• Exercise details: Please state how many lines in the records contain the string "React", with no words besides the number.

• Exercise data:

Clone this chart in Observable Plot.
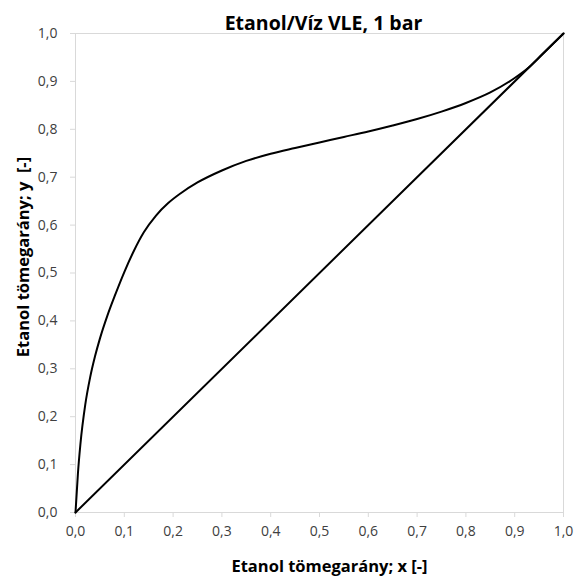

...

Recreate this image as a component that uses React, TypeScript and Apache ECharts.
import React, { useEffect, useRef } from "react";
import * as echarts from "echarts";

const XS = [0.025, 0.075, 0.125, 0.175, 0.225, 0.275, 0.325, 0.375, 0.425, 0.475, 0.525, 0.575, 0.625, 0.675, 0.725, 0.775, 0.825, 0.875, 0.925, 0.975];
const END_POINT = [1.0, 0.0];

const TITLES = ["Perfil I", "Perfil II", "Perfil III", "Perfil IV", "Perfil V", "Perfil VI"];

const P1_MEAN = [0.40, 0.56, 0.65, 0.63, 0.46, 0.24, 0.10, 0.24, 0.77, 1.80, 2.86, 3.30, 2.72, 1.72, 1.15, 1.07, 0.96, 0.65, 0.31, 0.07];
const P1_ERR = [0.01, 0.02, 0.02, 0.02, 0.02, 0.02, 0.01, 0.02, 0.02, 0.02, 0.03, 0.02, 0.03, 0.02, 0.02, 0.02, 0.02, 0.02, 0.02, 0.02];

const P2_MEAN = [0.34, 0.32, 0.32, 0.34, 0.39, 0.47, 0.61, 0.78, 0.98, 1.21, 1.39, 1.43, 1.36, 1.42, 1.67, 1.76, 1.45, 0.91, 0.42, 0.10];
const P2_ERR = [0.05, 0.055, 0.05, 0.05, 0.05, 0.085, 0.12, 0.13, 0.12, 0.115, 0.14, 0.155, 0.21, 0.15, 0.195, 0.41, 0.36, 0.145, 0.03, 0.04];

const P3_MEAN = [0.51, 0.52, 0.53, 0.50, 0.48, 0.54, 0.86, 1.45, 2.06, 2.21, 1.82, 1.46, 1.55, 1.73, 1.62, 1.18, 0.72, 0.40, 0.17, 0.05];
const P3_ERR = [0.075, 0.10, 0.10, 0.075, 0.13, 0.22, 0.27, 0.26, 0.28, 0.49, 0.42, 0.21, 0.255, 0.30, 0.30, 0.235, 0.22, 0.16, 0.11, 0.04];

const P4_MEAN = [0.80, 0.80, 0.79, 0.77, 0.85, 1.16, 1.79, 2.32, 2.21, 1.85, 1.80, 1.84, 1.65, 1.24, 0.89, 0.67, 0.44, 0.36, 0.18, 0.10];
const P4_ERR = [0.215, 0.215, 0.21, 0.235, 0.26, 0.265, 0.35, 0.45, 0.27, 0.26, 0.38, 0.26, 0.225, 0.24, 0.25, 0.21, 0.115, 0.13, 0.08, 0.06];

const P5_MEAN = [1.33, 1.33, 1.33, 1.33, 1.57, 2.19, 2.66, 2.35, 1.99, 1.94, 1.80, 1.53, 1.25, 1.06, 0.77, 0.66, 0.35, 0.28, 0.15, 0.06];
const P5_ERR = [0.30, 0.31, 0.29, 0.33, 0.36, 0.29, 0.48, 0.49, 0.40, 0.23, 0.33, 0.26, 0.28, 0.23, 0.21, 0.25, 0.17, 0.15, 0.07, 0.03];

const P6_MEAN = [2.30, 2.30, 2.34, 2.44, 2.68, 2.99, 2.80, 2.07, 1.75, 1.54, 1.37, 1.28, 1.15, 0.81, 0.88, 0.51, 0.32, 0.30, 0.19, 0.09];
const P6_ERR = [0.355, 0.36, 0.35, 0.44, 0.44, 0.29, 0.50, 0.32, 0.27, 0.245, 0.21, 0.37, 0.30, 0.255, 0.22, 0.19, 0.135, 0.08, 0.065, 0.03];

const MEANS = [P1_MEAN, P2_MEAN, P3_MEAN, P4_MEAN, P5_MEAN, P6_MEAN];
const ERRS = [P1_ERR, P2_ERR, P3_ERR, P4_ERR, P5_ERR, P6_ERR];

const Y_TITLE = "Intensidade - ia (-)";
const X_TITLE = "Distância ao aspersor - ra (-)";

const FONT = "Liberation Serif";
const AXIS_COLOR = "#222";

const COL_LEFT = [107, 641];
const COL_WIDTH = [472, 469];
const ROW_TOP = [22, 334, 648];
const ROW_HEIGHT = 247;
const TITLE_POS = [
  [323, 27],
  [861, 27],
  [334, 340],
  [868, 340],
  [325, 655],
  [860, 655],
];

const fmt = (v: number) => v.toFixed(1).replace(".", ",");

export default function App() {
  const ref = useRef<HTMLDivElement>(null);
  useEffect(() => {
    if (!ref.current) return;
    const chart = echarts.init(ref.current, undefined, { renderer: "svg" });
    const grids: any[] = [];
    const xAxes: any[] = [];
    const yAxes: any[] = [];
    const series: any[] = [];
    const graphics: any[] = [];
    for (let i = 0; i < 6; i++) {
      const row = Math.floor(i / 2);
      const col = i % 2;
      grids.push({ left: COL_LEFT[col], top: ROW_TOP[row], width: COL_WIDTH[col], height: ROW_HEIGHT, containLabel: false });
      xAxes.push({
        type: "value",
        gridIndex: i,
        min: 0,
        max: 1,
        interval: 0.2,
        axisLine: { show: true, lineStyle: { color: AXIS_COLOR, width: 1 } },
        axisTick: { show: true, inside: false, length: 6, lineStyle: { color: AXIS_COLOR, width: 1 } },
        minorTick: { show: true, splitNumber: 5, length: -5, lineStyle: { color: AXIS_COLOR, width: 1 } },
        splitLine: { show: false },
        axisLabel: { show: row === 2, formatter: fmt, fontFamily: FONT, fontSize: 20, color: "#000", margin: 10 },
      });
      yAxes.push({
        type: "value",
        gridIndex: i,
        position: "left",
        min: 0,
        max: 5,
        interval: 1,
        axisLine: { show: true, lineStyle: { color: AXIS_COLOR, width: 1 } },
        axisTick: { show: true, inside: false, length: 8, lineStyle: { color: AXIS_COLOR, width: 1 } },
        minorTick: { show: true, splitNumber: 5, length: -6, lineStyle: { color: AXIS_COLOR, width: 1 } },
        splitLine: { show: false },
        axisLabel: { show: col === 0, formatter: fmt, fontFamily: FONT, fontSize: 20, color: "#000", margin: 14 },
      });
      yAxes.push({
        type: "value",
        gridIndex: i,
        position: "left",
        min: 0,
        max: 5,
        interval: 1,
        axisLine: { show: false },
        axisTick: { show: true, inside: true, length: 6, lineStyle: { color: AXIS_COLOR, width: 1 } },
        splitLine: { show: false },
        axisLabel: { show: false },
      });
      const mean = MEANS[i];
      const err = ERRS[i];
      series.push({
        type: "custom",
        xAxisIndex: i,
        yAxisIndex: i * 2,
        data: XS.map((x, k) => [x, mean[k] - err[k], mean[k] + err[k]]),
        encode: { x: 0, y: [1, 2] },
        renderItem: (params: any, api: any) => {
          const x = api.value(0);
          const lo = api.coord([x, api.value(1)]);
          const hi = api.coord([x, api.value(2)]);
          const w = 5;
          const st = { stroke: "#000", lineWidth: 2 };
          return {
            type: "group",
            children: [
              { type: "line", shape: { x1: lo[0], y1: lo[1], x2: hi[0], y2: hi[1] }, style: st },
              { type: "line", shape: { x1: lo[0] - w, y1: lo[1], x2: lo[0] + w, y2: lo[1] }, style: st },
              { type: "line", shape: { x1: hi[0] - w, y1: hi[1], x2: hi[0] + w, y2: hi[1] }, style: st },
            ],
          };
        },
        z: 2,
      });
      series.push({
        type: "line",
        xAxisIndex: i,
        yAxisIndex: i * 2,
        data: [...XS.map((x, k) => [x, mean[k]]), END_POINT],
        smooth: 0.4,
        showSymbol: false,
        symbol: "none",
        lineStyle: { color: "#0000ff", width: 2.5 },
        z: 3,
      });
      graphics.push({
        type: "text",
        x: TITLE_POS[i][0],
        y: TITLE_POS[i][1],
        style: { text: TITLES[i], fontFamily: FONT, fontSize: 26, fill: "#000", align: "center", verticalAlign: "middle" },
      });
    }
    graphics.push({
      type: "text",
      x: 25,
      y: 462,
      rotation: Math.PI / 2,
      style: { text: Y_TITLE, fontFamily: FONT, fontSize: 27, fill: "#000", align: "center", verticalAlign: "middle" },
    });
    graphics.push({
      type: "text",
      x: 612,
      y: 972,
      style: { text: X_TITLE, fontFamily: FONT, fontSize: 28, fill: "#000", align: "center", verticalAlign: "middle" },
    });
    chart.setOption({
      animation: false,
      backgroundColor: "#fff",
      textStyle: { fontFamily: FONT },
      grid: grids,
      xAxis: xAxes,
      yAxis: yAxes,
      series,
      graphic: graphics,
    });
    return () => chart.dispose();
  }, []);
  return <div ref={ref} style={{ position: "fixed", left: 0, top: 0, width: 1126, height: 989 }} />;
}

==

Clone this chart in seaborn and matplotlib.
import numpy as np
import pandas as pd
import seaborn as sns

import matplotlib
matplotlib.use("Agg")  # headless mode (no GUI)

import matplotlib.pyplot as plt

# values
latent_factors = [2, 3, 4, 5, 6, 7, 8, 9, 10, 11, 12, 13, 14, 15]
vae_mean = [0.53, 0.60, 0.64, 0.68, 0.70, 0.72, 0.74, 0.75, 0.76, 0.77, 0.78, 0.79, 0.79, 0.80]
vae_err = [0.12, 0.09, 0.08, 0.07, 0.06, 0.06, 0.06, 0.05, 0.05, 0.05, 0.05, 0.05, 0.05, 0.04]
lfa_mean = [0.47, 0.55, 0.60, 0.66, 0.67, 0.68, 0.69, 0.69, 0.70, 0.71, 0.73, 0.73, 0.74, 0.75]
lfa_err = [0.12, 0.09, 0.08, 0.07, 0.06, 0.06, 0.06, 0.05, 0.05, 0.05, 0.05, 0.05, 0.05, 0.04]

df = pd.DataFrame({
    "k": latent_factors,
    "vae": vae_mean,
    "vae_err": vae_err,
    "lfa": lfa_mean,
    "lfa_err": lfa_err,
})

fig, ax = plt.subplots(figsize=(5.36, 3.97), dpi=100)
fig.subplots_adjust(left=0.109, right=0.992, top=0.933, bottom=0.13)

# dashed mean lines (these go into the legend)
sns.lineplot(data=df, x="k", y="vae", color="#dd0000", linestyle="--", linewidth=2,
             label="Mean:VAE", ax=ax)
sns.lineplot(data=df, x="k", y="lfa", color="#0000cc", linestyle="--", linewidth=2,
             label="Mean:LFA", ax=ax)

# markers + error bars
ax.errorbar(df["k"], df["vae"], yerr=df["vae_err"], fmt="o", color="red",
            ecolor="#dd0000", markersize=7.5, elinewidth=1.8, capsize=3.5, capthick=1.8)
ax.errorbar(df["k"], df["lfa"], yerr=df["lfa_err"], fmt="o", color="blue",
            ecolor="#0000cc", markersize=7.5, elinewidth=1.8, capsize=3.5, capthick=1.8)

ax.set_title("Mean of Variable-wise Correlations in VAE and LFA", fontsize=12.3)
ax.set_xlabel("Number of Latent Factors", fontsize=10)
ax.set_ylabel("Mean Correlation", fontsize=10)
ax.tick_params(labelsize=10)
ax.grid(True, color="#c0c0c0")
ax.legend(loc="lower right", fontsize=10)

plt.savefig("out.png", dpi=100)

• Final result: 2